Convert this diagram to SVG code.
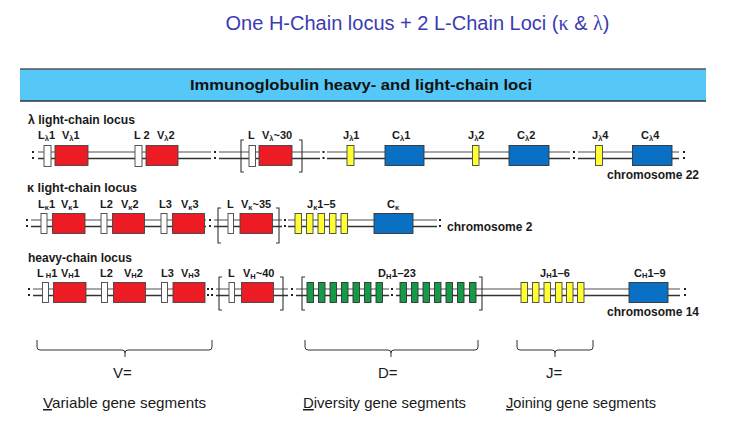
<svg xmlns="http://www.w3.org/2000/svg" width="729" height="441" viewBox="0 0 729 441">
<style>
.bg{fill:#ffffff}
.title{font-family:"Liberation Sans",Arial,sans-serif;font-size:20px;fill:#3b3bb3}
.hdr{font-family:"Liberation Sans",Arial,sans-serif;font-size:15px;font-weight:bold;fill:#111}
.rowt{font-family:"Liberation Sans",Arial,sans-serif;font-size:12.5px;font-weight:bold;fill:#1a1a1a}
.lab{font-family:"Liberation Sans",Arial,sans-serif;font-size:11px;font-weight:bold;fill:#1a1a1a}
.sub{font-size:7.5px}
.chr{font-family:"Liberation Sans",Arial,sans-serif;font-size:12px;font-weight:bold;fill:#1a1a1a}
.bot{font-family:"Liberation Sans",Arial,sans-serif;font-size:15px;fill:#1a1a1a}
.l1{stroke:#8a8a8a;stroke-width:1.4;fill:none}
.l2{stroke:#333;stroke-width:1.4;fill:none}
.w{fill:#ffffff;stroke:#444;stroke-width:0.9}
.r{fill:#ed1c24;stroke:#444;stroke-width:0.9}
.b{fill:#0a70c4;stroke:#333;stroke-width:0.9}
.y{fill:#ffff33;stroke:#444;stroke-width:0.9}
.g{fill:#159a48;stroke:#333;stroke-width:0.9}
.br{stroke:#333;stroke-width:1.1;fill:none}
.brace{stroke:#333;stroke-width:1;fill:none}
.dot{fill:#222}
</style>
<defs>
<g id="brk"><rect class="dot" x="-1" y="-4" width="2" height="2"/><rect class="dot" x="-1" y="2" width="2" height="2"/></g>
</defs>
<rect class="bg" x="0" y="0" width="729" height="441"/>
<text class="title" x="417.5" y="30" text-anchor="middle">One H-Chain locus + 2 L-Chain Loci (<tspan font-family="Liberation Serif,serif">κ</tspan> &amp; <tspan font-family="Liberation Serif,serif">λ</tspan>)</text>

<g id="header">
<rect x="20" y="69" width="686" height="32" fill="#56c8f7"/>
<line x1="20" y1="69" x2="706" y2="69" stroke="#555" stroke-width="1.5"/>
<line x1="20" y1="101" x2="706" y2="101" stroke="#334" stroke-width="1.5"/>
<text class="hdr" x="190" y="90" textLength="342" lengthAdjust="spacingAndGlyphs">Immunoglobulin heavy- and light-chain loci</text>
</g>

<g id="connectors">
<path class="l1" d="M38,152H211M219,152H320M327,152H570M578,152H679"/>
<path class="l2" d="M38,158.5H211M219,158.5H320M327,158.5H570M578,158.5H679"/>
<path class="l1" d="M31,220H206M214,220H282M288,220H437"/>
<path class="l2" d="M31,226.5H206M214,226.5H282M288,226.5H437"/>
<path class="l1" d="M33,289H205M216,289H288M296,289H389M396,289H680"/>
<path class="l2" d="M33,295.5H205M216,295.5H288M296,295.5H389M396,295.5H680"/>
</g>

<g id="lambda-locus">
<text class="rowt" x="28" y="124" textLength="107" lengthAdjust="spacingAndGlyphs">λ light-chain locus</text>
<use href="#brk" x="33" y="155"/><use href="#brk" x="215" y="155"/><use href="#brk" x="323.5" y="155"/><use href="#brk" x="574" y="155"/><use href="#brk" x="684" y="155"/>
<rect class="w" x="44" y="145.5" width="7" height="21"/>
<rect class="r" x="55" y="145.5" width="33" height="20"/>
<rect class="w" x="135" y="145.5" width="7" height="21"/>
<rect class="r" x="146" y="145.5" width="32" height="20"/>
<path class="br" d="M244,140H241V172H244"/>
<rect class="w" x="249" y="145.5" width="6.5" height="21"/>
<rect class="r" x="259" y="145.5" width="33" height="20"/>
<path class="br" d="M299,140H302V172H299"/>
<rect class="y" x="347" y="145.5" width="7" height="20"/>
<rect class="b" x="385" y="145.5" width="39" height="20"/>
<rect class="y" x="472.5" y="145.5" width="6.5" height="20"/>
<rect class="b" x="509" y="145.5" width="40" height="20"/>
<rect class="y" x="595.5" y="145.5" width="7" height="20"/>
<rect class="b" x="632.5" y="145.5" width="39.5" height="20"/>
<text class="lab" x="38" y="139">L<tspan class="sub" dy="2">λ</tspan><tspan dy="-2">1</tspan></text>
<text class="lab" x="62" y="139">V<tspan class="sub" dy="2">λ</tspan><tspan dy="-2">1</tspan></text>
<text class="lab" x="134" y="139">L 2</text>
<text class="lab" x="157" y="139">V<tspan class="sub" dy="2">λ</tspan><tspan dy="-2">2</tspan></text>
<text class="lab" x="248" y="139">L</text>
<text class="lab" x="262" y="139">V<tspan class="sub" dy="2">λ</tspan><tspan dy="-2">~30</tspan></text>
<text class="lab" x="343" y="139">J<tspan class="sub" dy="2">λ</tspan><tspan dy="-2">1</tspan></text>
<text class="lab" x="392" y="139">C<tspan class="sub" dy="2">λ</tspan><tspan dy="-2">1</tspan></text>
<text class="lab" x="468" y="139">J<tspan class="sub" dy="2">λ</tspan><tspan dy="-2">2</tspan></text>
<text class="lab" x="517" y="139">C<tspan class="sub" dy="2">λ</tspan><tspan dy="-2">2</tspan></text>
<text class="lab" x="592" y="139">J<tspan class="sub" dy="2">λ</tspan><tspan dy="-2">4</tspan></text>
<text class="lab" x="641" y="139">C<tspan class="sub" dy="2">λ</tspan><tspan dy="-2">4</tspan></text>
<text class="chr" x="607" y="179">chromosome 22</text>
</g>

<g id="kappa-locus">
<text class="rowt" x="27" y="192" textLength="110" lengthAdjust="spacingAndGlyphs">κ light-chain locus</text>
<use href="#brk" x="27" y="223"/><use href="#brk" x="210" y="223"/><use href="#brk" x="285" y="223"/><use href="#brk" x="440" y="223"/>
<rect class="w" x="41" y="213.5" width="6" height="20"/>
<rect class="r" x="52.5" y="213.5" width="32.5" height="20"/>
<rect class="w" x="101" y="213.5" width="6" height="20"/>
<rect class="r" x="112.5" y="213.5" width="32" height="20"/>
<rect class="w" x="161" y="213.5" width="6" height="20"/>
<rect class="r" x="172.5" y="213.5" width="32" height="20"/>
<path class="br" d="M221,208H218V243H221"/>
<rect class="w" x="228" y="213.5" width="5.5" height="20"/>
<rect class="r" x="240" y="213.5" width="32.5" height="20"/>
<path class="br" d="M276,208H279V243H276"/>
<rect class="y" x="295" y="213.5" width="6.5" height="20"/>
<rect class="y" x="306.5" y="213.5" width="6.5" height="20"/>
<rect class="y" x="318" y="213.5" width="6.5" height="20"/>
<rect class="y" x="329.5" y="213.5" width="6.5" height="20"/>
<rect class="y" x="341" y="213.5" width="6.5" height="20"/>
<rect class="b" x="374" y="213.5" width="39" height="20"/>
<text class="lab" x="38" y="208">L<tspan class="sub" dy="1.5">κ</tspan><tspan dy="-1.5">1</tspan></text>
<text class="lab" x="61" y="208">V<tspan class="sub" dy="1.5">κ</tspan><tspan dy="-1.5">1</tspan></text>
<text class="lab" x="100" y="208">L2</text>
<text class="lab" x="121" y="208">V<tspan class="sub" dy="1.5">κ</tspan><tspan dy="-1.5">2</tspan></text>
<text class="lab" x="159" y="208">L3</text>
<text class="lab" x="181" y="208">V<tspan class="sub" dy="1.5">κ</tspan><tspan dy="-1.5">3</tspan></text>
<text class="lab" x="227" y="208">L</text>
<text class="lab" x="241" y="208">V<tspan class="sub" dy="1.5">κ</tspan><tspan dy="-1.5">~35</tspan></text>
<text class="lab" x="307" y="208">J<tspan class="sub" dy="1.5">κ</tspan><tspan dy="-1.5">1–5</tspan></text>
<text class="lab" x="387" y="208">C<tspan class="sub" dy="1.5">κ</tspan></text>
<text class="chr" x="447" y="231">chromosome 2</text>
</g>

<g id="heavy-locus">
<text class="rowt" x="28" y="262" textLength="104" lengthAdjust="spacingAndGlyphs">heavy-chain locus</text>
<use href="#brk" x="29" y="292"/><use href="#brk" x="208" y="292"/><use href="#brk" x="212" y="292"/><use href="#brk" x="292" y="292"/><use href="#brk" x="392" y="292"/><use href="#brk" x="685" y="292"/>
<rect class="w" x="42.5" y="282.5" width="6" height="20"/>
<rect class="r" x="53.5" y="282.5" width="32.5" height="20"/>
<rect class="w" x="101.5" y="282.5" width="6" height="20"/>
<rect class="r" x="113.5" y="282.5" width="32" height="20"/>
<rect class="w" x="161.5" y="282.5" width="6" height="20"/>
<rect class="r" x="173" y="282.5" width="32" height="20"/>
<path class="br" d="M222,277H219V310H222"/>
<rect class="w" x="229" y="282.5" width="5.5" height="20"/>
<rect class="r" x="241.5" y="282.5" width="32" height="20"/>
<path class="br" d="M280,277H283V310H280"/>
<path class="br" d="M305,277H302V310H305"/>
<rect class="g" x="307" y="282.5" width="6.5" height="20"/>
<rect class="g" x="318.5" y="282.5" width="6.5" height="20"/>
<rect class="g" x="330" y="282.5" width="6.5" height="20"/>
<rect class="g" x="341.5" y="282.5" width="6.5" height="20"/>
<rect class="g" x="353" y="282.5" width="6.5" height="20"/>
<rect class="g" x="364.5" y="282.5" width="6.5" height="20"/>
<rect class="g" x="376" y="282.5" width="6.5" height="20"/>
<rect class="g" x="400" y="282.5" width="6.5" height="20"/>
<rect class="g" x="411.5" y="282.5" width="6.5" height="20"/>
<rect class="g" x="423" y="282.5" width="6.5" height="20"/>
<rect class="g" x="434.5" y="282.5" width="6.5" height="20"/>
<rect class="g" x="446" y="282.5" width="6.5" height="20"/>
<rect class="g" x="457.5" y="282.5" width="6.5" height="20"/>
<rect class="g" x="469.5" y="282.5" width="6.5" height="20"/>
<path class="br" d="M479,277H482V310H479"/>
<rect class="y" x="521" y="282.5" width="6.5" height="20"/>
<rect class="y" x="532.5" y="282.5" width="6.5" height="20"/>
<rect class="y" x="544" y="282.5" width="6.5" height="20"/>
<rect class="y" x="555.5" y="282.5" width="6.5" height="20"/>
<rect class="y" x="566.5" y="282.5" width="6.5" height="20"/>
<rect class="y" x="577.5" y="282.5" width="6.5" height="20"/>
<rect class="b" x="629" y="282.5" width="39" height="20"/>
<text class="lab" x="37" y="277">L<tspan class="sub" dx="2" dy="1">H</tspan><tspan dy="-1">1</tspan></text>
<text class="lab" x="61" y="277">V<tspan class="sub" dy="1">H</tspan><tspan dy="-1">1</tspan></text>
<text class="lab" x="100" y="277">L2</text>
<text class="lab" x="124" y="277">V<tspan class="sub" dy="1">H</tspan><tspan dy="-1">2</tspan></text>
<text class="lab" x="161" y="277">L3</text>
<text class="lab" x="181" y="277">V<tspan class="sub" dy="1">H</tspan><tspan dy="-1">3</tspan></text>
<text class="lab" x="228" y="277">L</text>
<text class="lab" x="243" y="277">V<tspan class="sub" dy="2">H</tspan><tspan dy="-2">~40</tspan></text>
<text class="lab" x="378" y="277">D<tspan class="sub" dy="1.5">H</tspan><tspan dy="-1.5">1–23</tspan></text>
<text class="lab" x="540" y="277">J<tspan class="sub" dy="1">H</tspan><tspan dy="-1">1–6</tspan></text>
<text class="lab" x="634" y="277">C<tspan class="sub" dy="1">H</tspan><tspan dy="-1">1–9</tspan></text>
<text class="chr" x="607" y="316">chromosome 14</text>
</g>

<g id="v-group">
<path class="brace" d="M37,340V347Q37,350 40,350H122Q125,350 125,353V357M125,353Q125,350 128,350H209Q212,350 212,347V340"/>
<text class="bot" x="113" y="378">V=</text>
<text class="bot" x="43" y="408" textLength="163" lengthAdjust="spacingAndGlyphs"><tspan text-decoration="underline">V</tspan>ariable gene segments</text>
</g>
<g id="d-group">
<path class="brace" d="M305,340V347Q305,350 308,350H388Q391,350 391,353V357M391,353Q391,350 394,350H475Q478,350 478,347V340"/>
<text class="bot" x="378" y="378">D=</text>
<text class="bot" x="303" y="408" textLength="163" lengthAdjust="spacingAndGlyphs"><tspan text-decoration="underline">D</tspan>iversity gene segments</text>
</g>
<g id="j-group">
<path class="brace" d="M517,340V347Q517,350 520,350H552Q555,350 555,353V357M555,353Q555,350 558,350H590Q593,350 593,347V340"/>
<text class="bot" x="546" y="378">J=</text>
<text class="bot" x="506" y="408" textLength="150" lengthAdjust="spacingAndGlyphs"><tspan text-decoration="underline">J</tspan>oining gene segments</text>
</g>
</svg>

EXERCISE DESCRIPTION
Pictures are excluded: retype only the lines from the beginning of the listing above through the line with "H-Chain locus +", both included.

SOLUTION BELOW
Convert this diagram to SVG code.
<svg xmlns="http://www.w3.org/2000/svg" width="729" height="441" viewBox="0 0 729 441">
<style>
.bg{fill:#ffffff}
.title{font-family:"Liberation Sans",Arial,sans-serif;font-size:20px;fill:#3b3bb3}
.hdr{font-family:"Liberation Sans",Arial,sans-serif;font-size:15px;font-weight:bold;fill:#111}
.rowt{font-family:"Liberation Sans",Arial,sans-serif;font-size:12.5px;font-weight:bold;fill:#1a1a1a}
.lab{font-family:"Liberation Sans",Arial,sans-serif;font-size:11px;font-weight:bold;fill:#1a1a1a}
.sub{font-size:7.5px}
.chr{font-family:"Liberation Sans",Arial,sans-serif;font-size:12px;font-weight:bold;fill:#1a1a1a}
.bot{font-family:"Liberation Sans",Arial,sans-serif;font-size:15px;fill:#1a1a1a}
.l1{stroke:#8a8a8a;stroke-width:1.4;fill:none}
.l2{stroke:#333;stroke-width:1.4;fill:none}
.w{fill:#ffffff;stroke:#444;stroke-width:0.9}
.r{fill:#ed1c24;stroke:#444;stroke-width:0.9}
.b{fill:#0a70c4;stroke:#333;stroke-width:0.9}
.y{fill:#ffff33;stroke:#444;stroke-width:0.9}
.g{fill:#159a48;stroke:#333;stroke-width:0.9}
.br{stroke:#333;stroke-width:1.1;fill:none}
.brace{stroke:#333;stroke-width:1;fill:none}
.dot{fill:#222}
</style>
<defs>
<g id="brk"><rect class="dot" x="-1" y="-4" width="2" height="2"/><rect class="dot" x="-1" y="2" width="2" height="2"/></g>
</defs>
<rect class="bg" x="0" y="0" width="729" height="441"/>
<text class="title" x="417.5" y="30" text-anchor="middle">One H-Chain locus + 2 L-Chain Loci (<tspan font-family="Liberation Serif,serif">κ</tspan> &amp; <tspan font-family="Liberation Serif,serif">λ</tspan>)</text>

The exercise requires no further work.